The upload is then handled by 99_push_box.R.

Processing Steps

Start Docker and Setup Environment

  • Run ./start_rstudio.sh it should pull the image from the docker and open a port for you to develop in a familiar RStudio environment.
    • On GitHub Codespaces you can access this port by clicking on ports and then the little globe icon to open it in a new tab.
    • On a local computer, you may need to open a browser at http://localhost:8787
    • To obtain a console in the running Docker container, open a second terminal and connect: `
container_id=$(docker container ls | head -2 | tail -1 | awk ' { print $1 } ')
docker exec -it -u rstudio $container_id /bin/bash`

The remainder of the instructions assume you are working within the Docker environment.
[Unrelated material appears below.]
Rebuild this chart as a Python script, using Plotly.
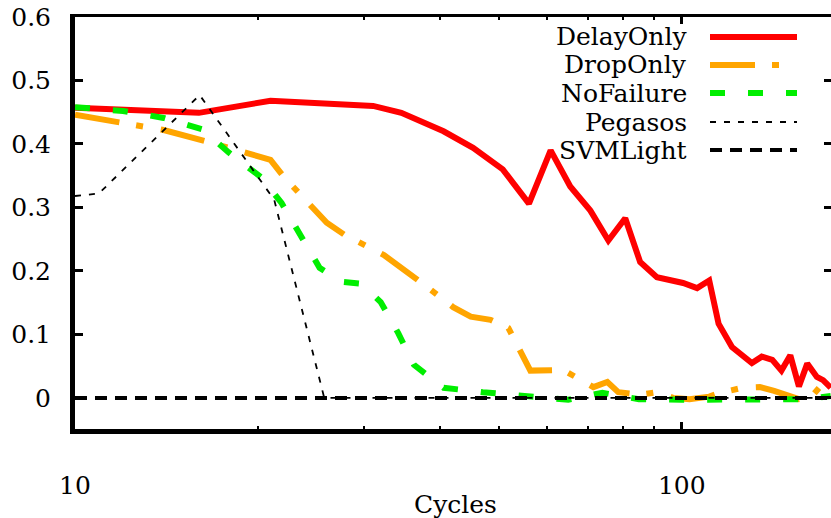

Adjust as necessary if you are only using the code base in your own environment.

  • Change to the correct working directory:
    • Rstudio: click on processing-jira-process-data/processing-jira-process-data.Rproj
    • Console: cd to the correct directory.
  • Install any missing Python packages by running pip install -r requirements.txt.
  • Set up environment variables:
    • Use an .env file is present in the root project directory
    • Ensure that the Box json file as outlined above is present in the root project directory.
    • Provide JIRA and BOX information

Template file

JIRA_USERNAME=
JIRA_API_KEY=
BOX_FOLDER_ID=
BOX_PRIVATE_KEY_ID=
BOX_ENTERPRISE_ID=
  • Define start and end dates:
    • Update the extractday, firstday, and lastday fields in the programs/config.R file.
    • You will need to manually provide them to the Python programs (for now)

Obtain Extract

  • cd programs

  • To obtain extract run python3 01_download_issues.py -s 2023-12-01 -e 2024-11-30 with the relevant dates.

    • This will get the fields as specified in data/metadata/jira-fields.xlsx.
    • If fields need to be updated (they are keyed on names), edit programs/00_jira_fields.py to obtain the full list of fields, open the resulting Excel file (data/metadata/jira-fields.xlsx) and mark the to-be-included fields with "True". Otherwise running programs/00_jira_fields.py is not required.
  • Run R programs in numerical order to create the confidential and anonymized files used for the report.

    • Running with R CMD BATCH name_of_file.R will create the necessary log files.
    • This is encapsulated in the main.sh file, for convenience:
cd programs
bash -x ./main.sh